Alguém escreveu recentemente: "A dificuldade dos romancistas em nossos dias me parece ser a seguinte: se eles não frequentam a sociedade, seus livros são ilegíveis, e se a frequentam, eles não têm mais tempo para escrevê-los". (p.59)

"A contemplação recolhe, a ação despende; uma chama luz, a outra ambiciona o dom". (p.61)

"As ideias estão nos fatos, elas não vivem por si próprias, como acreditou Platão: esse ponto de vista metafísico tem consequências práticas.

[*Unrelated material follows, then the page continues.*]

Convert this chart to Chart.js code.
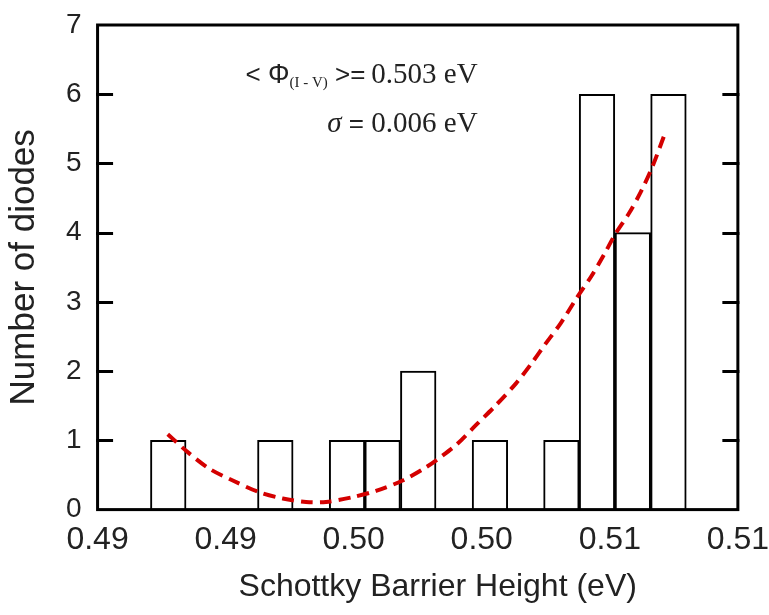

Na qualidade de homem de pensamento, é preciso manter-se nas proximidades do que é, do contrário o espírito vacila". (p.63)

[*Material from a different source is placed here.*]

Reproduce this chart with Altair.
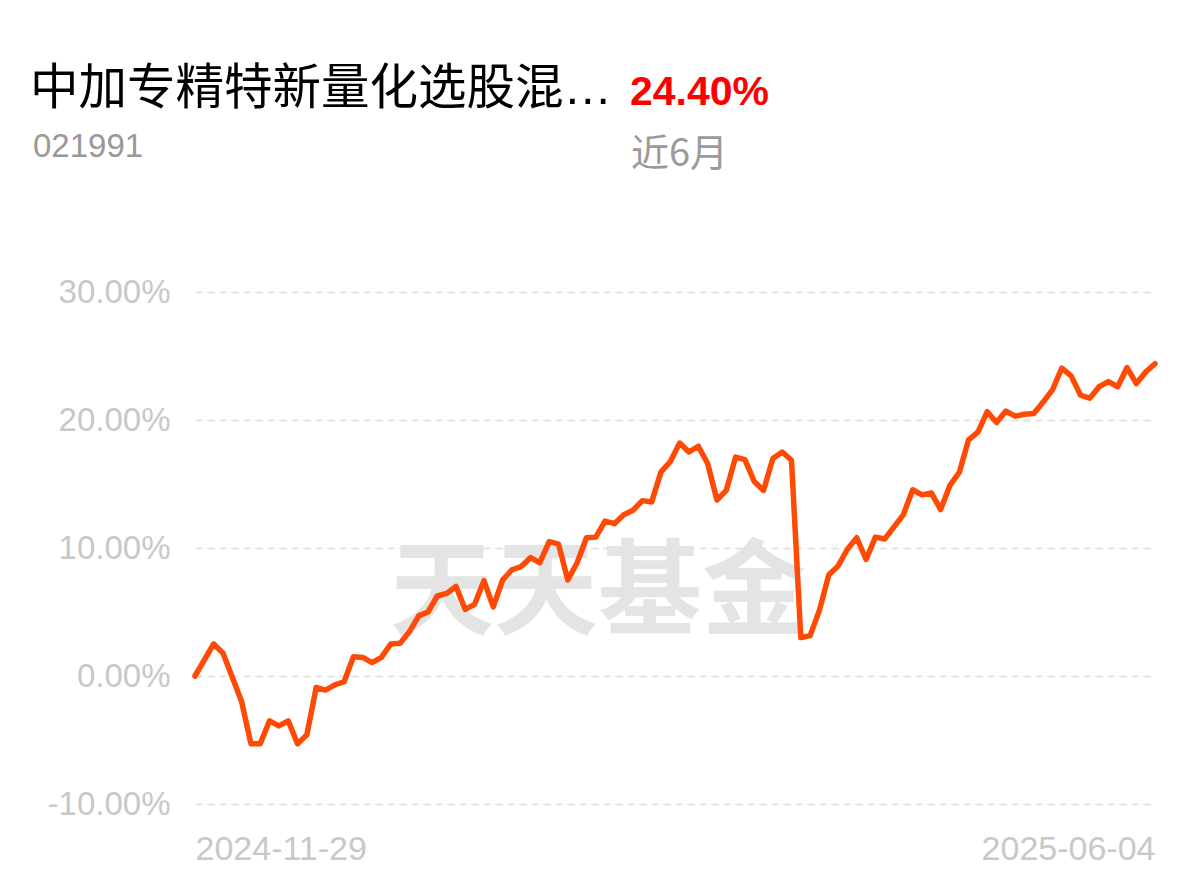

"Parece-me resultar disso tudo que a solidão útil, o silêncio e o retiro do pensador são realidades abrandadas, mas fundamentadas num espírito com alto grau de exigência". (p.65)

"Tudo o que puderes", diz Santo Tomás ao estudioso, "esforça-te por guardá-lo no cofre do espírito, como aquele que tenciona encher um vaso". (p.69)

"Instrui-te com tuas dúvidas", diz Santo Tomás a seu discípulo. (p.105)

"O espírito do homem pode descobrir até o infinito, apenas a preguiça impõe limites à sua sabedoria e suas descobertas". (Bossuet) (p.106)

"Saber, procurar, saber de novo e partir novamente para procurar outra vez, é esta a vida de um homem votado ao verdadeiro, tal como acumular, independentemente do valor de sua fortuna, é o objetivo do avarento". (p.107)

"Os vaivéns nunca levam a bons resultados". (p.109)

"Mais um outro fator é ainda mais importante, é o de nos submetermos paralelamente à disciplina do trabalho, à disciplina do verdadeiro, e esta é a condição imprescindível para ficar em contato com a verdade". (p.110)

"Nosso intelecto é globalmente uma potência passiva, é-se forte, intelectualmente, na medida em que se é receptivo". (p.111)

"Eis o trabalho profundo: deixar-se penetrar pela verdade, submergir-se nela mansamente, nela afogar-se, não mais pensar que se pensa, nem que se é, nem que nada no mundo é, afora a própria verdade. Tal é o bem-aventurado êxtase". (p.112) 

Regra de ouro inserida por Santo Tomás entre seus Dezesseis Preceitos: "Não olhes de quem tu ouves as coisas, mas tudo o que se disser de bom, confia-o à tua memória". (p.113)

"'Considerai, com toda a humildade, todos os outros superiores a vós' (Filipenses 2,3). É superior, naquele momento, aquele que se encontra mais perto da verdade e recebe sua luz". (p.113)

"Os que pensam tudo compreender só com isso já provam que não compreenderam nada". (p.117)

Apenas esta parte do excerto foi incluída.